Even the best laid plans can result in poor execution; and sometimes just going with the flow (à la Mr. Hughes) can have amazing results. But doubting your ability to handle the good or the bad is the worst way to go about making progress. 

So what does this mean for me? Aside from writing a brief companion piece to be posted when the podcast is broadcast, I am sitting down and doing some loose planning. 

  • What do I want my “new” business to become? 
  • What is the new business plan/manifesto/mission statement?
  • What do I want out of my business?
  • How am I going to get there? 
  • Who is going to help me get there? How will they help me?
  • What is it going to cost ($$, time, energy, famiy)?  
  • Do I have income goals? 
  • How much time will I realistically dedicate to my clients and general business maintenance?
  • What is the a timeline?

Obviously my doubt revolves around the next phase of my business and all the unknowns that entails. But I challenge you to sit down and plan around the doubt in your life: relationships, work, health/fitness. Here is a general outline I whipped up to help organize my thoughts.
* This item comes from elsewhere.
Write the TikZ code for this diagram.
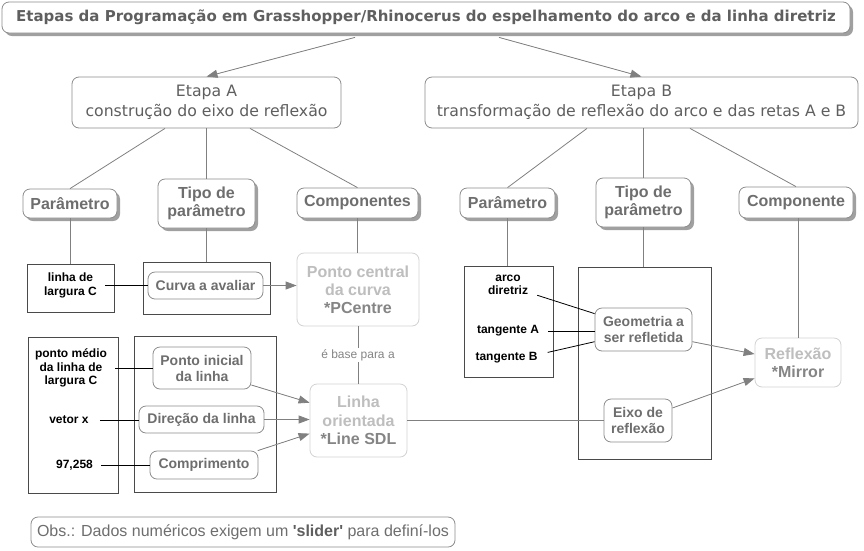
\documentclass[tikz,border=0pt]{standalone}
\usepackage{fontspec}
\setmainfont{Liberation Sans}
\newfontfamily\verd{DejaVu Sans}
\usetikzlibrary{arrows.meta,shadows,calc}
\definecolor{bord}{HTML}{8C8C8C}
\definecolor{txt}{HTML}{6E6E6E}
\definecolor{ttl}{HTML}{5F5F5F}
\definecolor{lbord}{HTML}{D2D2D2}
\definecolor{ltxt}{HTML}{BEBEBE}
\definecolor{dtxt}{HTML}{858585}
\definecolor{conn}{HTML}{808080}
\definecolor{shad}{HTML}{A0A0A0}
\definecolor{rect}{HTML}{4A4A4A}
\tikzset{
  rbox/.style={draw=bord, line width=0.8pt, rounded corners=7pt, fill=white, align=center, inner sep=0pt, text=txt},
  shbox/.style={rbox, drop shadow={shadow xshift=3pt, shadow yshift=-3pt, fill=shad, opacity=1}},
  lbox/.style={rbox, draw=lbord, text=ltxt},
  sqbox/.style={draw=rect, line width=0.8pt, inner sep=0pt},
  big/.style={font=\fontsize{16}{18}\selectfont\bfseries},
  small/.style={font=\fontsize{14}{16}\selectfont\bfseries},
  blk/.style={font=\fontsize{12}{13.5}\selectfont\bfseries, text=black, align=center, inner ysep=0pt},
  etapa/.style={rbox, font=\verd\fontsize{15.7}{20}\selectfont, text=ttl},
  conline/.style={draw=conn, line width=0.8pt},
  arr/.style={conline, -{Triangle[length=11pt,width=8pt]}, fill=conn},
  bline/.style={draw=black, line width=0.8pt},
}
\begin{document}
\begin{tikzpicture}[x=1pt,y=-1pt]
\useasboundingbox (0,0) rectangle (864,550);
% title
\node[shbox, text=ttl, font=\verd\fontsize{15}{17}\selectfont\bfseries,
  minimum width=848pt, minimum height=31pt] (title) at (426,17.5)
  {Etapas da Programação em Grasshopper/Rhinocerus do espelhamento do arco e da linha diretriz};
% etapas
\node[etapa, minimum width=269pt, minimum height=51pt] (etapaA) at (206.5,102.5)
  {Etapa A\\construção do eixo de reflexão};
\node[etapa, minimum width=433pt, minimum height=51pt] (etapaB) at (641.5,102.5)
  {Etapa B\\transformação de reflexão do arco e das retas A e B};
% headers A
\node[shbox, big, minimum width=94pt, minimum height=29pt] (parA) at (70,203.5) {Parâmetro};
\node[shbox, big, minimum width=97pt, minimum height=49pt] (tipoA) at (206.5,203.5) {Tipo de\\parâmetro};
\node[shbox, big, minimum width=121pt, minimum height=30pt] (compA) at (357.5,203) {Componentes};
% headers B
\node[shbox, big, minimum width=95pt, minimum height=30pt] (parB) at (507.5,203) {Parâmetro};
\node[shbox, big, minimum width=95pt, minimum height=49pt] (tipoB) at (643.5,202.5) {Tipo de\\parâmetro};
\node[shbox, big, minimum width=114pt, minimum height=31pt] (compB) at (796,202.5) {Componente};
% rectangles
\node[sqbox, minimum width=87pt, minimum height=48pt] (lcbox) at (70.5,288) {};
\node[sqbox, minimum width=127pt, minimum height=52pt] (contA1) at (206.5,288) {};
\node[sqbox, minimum width=90pt, minimum height=156pt] (leftbox) at (73,415) {};
\node[sqbox, minimum width=142pt, minimum height=156pt] (contA2) at (205,414) {};
\node[sqbox, minimum width=89pt, minimum height=111pt] (arcobox) at (508.5,321.5) {};
\node[sqbox, minimum width=133pt, minimum height=192pt] (contB) at (644.5,363) {};
% black texts
\node[blk, inner xsep=8pt] (lc) at (70.5,285.5) {linha de\\largura C};
\node[blk, inner xsep=8pt] (t1) at (71,368) {ponto médio\\da linha de\\largura C};
\node[blk, inner xsep=11pt] (t2) at (69,420) {vetor x};
\node[blk, inner xsep=8pt] (t3) at (74.5,465) {97,258};
\node[blk, inner xsep=9pt] (ad) at (508,285) {arco\\diretriz};
\node[blk, inner xsep=9pt] (ta) at (508,331) {tangente A};
\node[blk, inner xsep=10pt] (tb) at (506.5,358) {tangente B};
% inner rounded boxes
\node[rbox, small, minimum width=115pt, minimum height=27pt] (curva) at (205.5,285.5) {Curva a avaliar};
\node[rbox, small, minimum width=98pt, minimum height=42pt] (pinicial) at (202,368) {Ponto inicial\\da linha};
\node[rbox, small, minimum width=125pt, minimum height=27pt] (direcao) at (201.5,419.5) {Direção da linha};
\node[rbox, small, minimum width=108pt, minimum height=28pt] (compr) at (204,465) {Comprimento};
\node[rbox, small, minimum width=97pt, minimum height=43pt] (geom) at (643.5,329.5) {Geometria a\\ser refletida};
\node[rbox, small, minimum width=68pt, minimum height=43pt] (eixo) at (638,420.5) {Eixo de\\reflexão};
% light component boxes
\node[lbox, big, minimum width=122pt, minimum height=73pt] (pcentral) at (358,289.5)
  {Ponto central\\da curva\\\textcolor{dtxt}{*PCentre}};
\node[lbox, font=\fontsize{16}{18.5}\selectfont\bfseries, minimum width=97pt, minimum height=73pt] (linhaor) at (358.5,420.5)
  {Linha\\orientada\\\textcolor{dtxt}{*Line SDL}};
\node[lbox, big, minimum width=86pt, minimum height=49pt] (reflexao) at (798,362.5)
  {Reflexão\\\textcolor{dtxt}{*Mirror}};
% obs
\node[rbox, font=\fontsize{16}{18}\selectfont, minimum width=424pt, minimum height=30pt] (obs) at (243,532)
  {Obs.: Dados numéricos exigem um {\bfseries\color{ttl}\textquotesingle slider\textquotesingle} para definí-los};
% connectors
\draw[arr] ([xshift=-71pt,yshift=-4pt]title.south) -- (etapaA.north);
\draw[arr] ([xshift=73pt,yshift=-4pt]title.south) -- (etapaB.north);
\draw[conline] ([xshift=-41.5pt]etapaA.south) -- (parA.north);
\draw[conline] (etapaA.south) -- (tipoA.north);
\draw[conline] ([xshift=43.5pt]etapaA.south) -- (compA.north);
\draw[conline] ([xshift=-54.5pt]etapaB.south) -- (parB.north);
\draw[conline] (etapaB.south -| tipoB.north) -- (tipoB.north);
\draw[conline] ([xshift=48.5pt]etapaB.south) -- (compB.north);
\draw[conline] (parA.south) -- (parA.south |- lcbox.north);
\draw[conline] (tipoA.south) -- (contA1.north);
\draw[conline] (compA.south) -- (compA.south |- pcentral.north);
\draw[bline] (lc.east) -- (lc.east -| curva.west);
\draw[arr] (curva.east) -- (curva.east -| pcentral.west);
\draw[conline] (pcentral.south) -- node[fill=white, inner sep=1.5pt, text=dtxt, font=\fontsize{12}{14}\selectfont] (base) {é base para a} (pcentral.south |- linhaor.north);
\draw[bline] (t1.east) -- (t1.east -| pinicial.west);
\draw[bline] (t2.east) -- (t2.east -| direcao.west);
\draw[bline] (t3.east) -- (t3.east -| compr.west);
\draw[arr] (pinicial.-19) -- (linhaor.160);
\draw[arr] (direcao.east) -- (direcao.east -| linhaor.west);
\draw[arr] (compr.15) -- (linhaor.195);
\draw[conline] (linhaor.east) -- (linhaor.east -| eixo.west);
\draw[conline] (parB.south) -- (parB.south |- arcobox.north);
\draw[conline] (tipoB.south) -- (tipoB.south |- contB.north);
\draw[conline] (reflexao.north |- compB.south) -- (reflexao.north);
\draw[bline] (ad.south east) -- (geom.162);
\draw[bline] (ta.east) -- (ta.east -| geom.west);
\draw[bline] (tb.north east) -- (geom.194);
\draw[arr] (geom.-14.5) -- (reflexao.169);
\draw[arr] (eixo.20) -- (reflexao.200);
\end{tikzpicture}
\end{document}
  • What do you want? Better relationships, more income, more time for loved ones, healthier habits?
  • How are you going to get there? Obviously the most difficult question; not so simple!
  • Who is going to help? What is your support system like?
  • What is it going to cost? $, time, other relationships, etc.
  • Do you have a deadline? What will you lose if you fail to meet said deadline? Sometimes (not always) putting something on the line is a nice motivator. But don't be fooled - your main motivation should be intrinsic. i.e.: Spending $500 on gym equipment doesn't guarantee a thing.
  • What is your manifesto/mission statement? This is a public declaration that summarizes your aim(s). 

Clearly, this is a list that will take some thought; not exactly a last-minute grocery list. Set aside some time over a few days or even over a few weeks. You might even find after creating a rough draft that revisiting your list may result in changing your goals, priorities, or timeline. I also find it helpful to throw some ideas out to your friends or family; their different perspective can often shed new light on the situation. 

I'll keep you updated on how my list is coming along.